Comparing two functions: Proving f(x) > g(x) for all x > 0

[the_kid]

Homework Statement

I'm trying to show that the function f(x)=\frac{1}{x^{2}} is greater than g(x)=\frac{1}{x}-ln(1+\frac{1}{x}) for all x>0.

Homework Equations

The Attempt at a Solution

This is really simple, but I'm having some trouble showing it rigorously. I thought about trying to compare the derivatives, but it's not that simple. Are there any good ways to do this?

 

[SammyS]

Homework Statement

I'm trying to show that the function f(x)=\frac{1}{x^{2}} is greater than g(x)=\frac{1}{x}-ln(1+\frac{1}{x}) for all x>0.

Homework Equations

The Attempt at a Solution

This is really simple, but I'm having some trouble showing it rigorously. I thought about trying to compare the derivatives, but it's not that simple. Are there any good ways to do this?

Well... then the function (f-g)(x) must be positive ...

the function (f/g)(x) must be greater than 1, or be negative ...

the function (g/f)(x) must be less than 1, or be negative.

 

[the_kid]

Well... then the function (f-g)(x) must be positive ...

the function (f/g)(x) must be greater than 1, or be negative ...

the function (g/f)(x) must be less than 1, or be negative.

Right. That was the other method I tried. I just can't figure out a way to do it without some "hand-waving."

 

[jbunniii]

Not sure if this simplifies anything, but if 0 < x < 1, then 1/x^2 > 1/x so clearly f(x) > g(x). So you only have to worry about x > 1.

 

[HallsofIvy]

Using that, a fourth method: it is easy to show this is true for x= 1 so if you can prove that f'(x)> g'(x) for all x>1 you are done.

 

[SammyS]

Right. That was the other method I tried. I just can't figure out a way to do it without some "hand-waving."

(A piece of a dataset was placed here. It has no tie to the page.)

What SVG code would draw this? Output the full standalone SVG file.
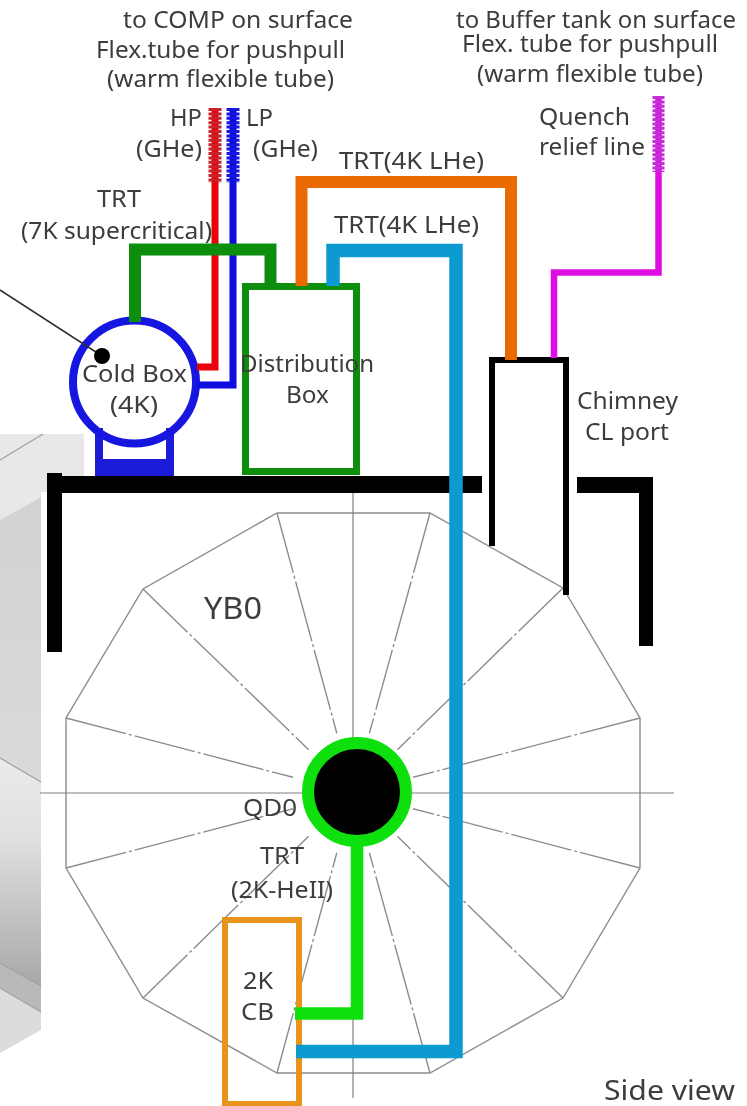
<svg xmlns="http://www.w3.org/2000/svg" width="747" height="1106" viewBox="0 0 747 1106">
<style>
text{font-family:"Noto Sans","Open Sans","Liberation Sans",sans-serif;font-size:23px;fill:#3c3c3c;}
.m{text-anchor:middle}
.p{fill:none;stroke-linejoin:miter}
.o{fill:none;stroke:#8c8c8c;stroke-width:1.4}
.r{stroke:#8c8c8c;stroke-width:1.4;stroke-dasharray:62 3 3 3}
.a{stroke:#808080;stroke-width:1.2}
.rib{stroke-dasharray:3 1.4;stroke-width:13;fill:none}
</style>
<defs>
<linearGradient id="g1" x1="0" y1="0" x2="0" y2="1"><stop offset="0" stop-color="#ebebeb"/><stop offset=".35" stop-color="#e0e0e0"/><stop offset="1" stop-color="#a8a8a8"/></linearGradient>
<linearGradient id="g2" x1="0" y1="0" x2="0" y2="1"><stop offset="0" stop-color="#d2d2d2"/><stop offset="1" stop-color="#dadada"/></linearGradient>
<filter id="soft" x="-2%" y="-2%" width="104%" height="104%"><feGaussianBlur stdDeviation="0.6"/></filter>
</defs>
<rect width="747" height="1106" fill="#fff"/>
<g id="scene" filter="url(#soft)">
<g id="background-block">
<polygon points="0,434 84,434 84,476 47,476 47,492 41,492 41,497 0,520" fill="#e8e8e8"/>
<polygon points="0,520 41,497 41,782 0,758" fill="url(#g2)"/>
<polygon points="0,758 41,782 41,986 0,963" fill="url(#g1)"/>
<polygon points="0,963 41,986 41,1012 0,988" fill="#b9b9b9"/>
<polygon points="0,988 41,1012 41,1030 0,1053" fill="#dcdcdc"/>
<path d="M0 460L43 434M0 758L41 782M0 963L41 986M0 988L41 1012" stroke="#a0a0a0" stroke-width="1.2" fill="none"/>
</g>
<g id="YB0-wheel">
<polygon class="o" points="277,513 430,513 563,588 640,718 640,868 563,998 430,1073 277,1073 143,998 66,868 66,718 143,589"/>
<path class="r" d="M277 513L336.8 733.2M430 513L369.4 733.2M563 588L397.4 749.7M640 718L413 777.3M640 868L413 808.7M563 998L397.4 836.3M430 1073L369.4 852.8M277 1073L336.8 852.8M143 998L308.6 836.3M66 868L293 808.7M66 718L293 777.3M143 589L308.6 749.7"/>
<path class="a" d="M353 490V1098M40 793H674"/>
<text x="233" y="619" class="m" style="font-size:30px" textLength="58" lengthAdjust="spacingAndGlyphs">YB0</text>
</g>
<g id="tunnel">
<path fill="#000" d="M47 473H62V476H482V493H62V652H47Z"/>
<path fill="#000" d="M577 477H653V646H639V493H577Z"/>
</g>
<g id="chimney">
<path class="p" d="M492 546V360H566V595" stroke="#000" stroke-width="6"/>
<text x="627.5" y="409" class="m" textLength="101" lengthAdjust="spacingAndGlyphs">Chimney</text>
<text x="627" y="440" class="m" textLength="84" lengthAdjust="spacingAndGlyphs">CL port</text>
</g>
<g id="cold-box">
<path fill="none" stroke="#1a1ad8" stroke-width="8" d="M99 428V476M170 428V476"/>
<rect x="95" y="459" width="79" height="17" fill="#1a1ad8"/>
<circle cx="134.5" cy="382" r="61.5" fill="none" stroke="#1414e0" stroke-width="8"/>
<path d="M0 290L102 356" stroke="#333" stroke-width="1.5" fill="none"/>
<circle cx="102" cy="356" r="8" fill="#000"/>
<text x="134.5" y="382" class="m" textLength="105" lengthAdjust="spacingAndGlyphs">Cold Box</text>
<text x="134" y="413" class="m" textLength="48" lengthAdjust="spacingAndGlyphs">(4K)</text>
</g>
<g id="distribution-box">
<rect x="245.5" y="286.5" width="111" height="185" fill="none" stroke="#0a8f10" stroke-width="7"/>
<text x="307" y="372" class="m" textLength="134" lengthAdjust="spacingAndGlyphs">Distribution</text>
<text x="307.5" y="403" class="m" textLength="43" lengthAdjust="spacingAndGlyphs">Box</text>
</g>
<g id="CB-2K">
<rect x="225" y="920" width="74" height="184" fill="none" stroke="#e8941a" stroke-width="6"/>
<text x="258" y="989" class="m" textLength="30" lengthAdjust="spacingAndGlyphs">2K</text>
<text x="257.5" y="1020" class="m" textLength="33" lengthAdjust="spacingAndGlyphs">CB</text>
</g>
<g id="QD0">
<circle cx="357" cy="792" r="49" fill="#000" stroke="#10e010" stroke-width="12"/>
<text x="270" y="816" class="m" textLength="54" lengthAdjust="spacingAndGlyphs">QD0</text>
</g>
<g id="connectors">
<path class="p" d="M215 108V367H197" stroke="#e8000a" stroke-width="7"/>
<path class="rib" d="M215 108V183" stroke="#c8202c"/>
<path class="p" d="M233 108V385H197" stroke="#0a0adf" stroke-width="7"/>
<path class="rib" d="M233 108V183" stroke="#1515e0"/>
<path class="p" d="M135 322V249.5H270.5V286" stroke="#0a8f10" stroke-width="12"/>
<path class="p" d="M301.5 286V182H511V360" stroke="#e86a00" stroke-width="12"/>
<path class="p" d="M554 358V272.5H658.5V96" stroke="#e010e0" stroke-width="6.5"/>
<path class="rib" d="M658.5 96V172" stroke="#c030d8" style="stroke-width:12"/>
<path class="p" d="M357 845V1013.5H295" stroke="#10e010" stroke-width="12.5"/>
<path class="p" d="M333 286V250.5H456V1051.5H296" stroke="#0a9ad0" stroke-width="13.5"/>
</g>
<g id="labels">
<text x="238" y="28" class="m" textLength="230" lengthAdjust="spacingAndGlyphs">to COMP on surface</text>
<text x="220.5" y="58" class="m" textLength="249" lengthAdjust="spacingAndGlyphs">Flex.tube for pushpull</text>
<text x="220.5" y="87" class="m" textLength="227" lengthAdjust="spacingAndGlyphs">(warm flexible tube)</text>
<text x="186" y="126" class="m" textLength="32" lengthAdjust="spacingAndGlyphs">HP</text>
<text x="169" y="157" class="m" textLength="66" lengthAdjust="spacingAndGlyphs">(GHe)</text>
<text x="259.5" y="126" class="m" textLength="27" lengthAdjust="spacingAndGlyphs">LP</text>
<text x="285.5" y="157" class="m" textLength="65" lengthAdjust="spacingAndGlyphs">(GHe)</text>
<text x="119" y="207" class="m" textLength="44" lengthAdjust="spacingAndGlyphs">TRT</text>
<text x="116.5" y="239" class="m" textLength="191" lengthAdjust="spacingAndGlyphs">(7K supercritical)</text>
<text x="411.5" y="169" class="m" textLength="145" lengthAdjust="spacingAndGlyphs">TRT(4K LHe)</text>
<text x="406.5" y="233" class="m" textLength="145" lengthAdjust="spacingAndGlyphs">TRT(4K LHe)</text>
<text x="596" y="28" class="m" textLength="280" lengthAdjust="spacingAndGlyphs">to Buffer tank on surface</text>
<text x="590" y="52" class="m" textLength="256" lengthAdjust="spacingAndGlyphs">Flex. tube for pushpull</text>
<text x="590" y="82" class="m" textLength="226" lengthAdjust="spacingAndGlyphs">(warm flexible tube)</text>
<text x="584.5" y="125" class="m" textLength="91" lengthAdjust="spacingAndGlyphs">Quench</text>
<text x="592" y="155" class="m" textLength="106" lengthAdjust="spacingAndGlyphs">relief line</text>
<text x="282" y="864" class="m" textLength="44" lengthAdjust="spacingAndGlyphs">TRT</text>
<text x="282" y="898" class="m" textLength="102" lengthAdjust="spacingAndGlyphs">(2K-HeII)</text>
<text x="604" y="1100" style="font-size:28px" textLength="131" lengthAdjust="spacingAndGlyphs">Side view</text>
</g>
</g>
</svg>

How about comparing f(1/x) and g(1/x) ?

 

[the_kid]

How about comparing f(1/x) and g(1/x) ?

Hmmm, OK, how does this help me?

 

[Ray Vickson]

Well, derivatives are a bit simpler, etc.

RGV

 

[the_kid]

I've been able to show that f(1/x)>g(1/x) for all x>1. From this, how exactly can I conclude that f(x)>g(x)?

 

[SammyS]

I've been able to show that f(1/x)>g(1/x) for all x>1. From this, how exactly can I conclude that f(x)>g(x)?

That shows that f(x)>g(x) for 0 < x < 1, which isn't a big help.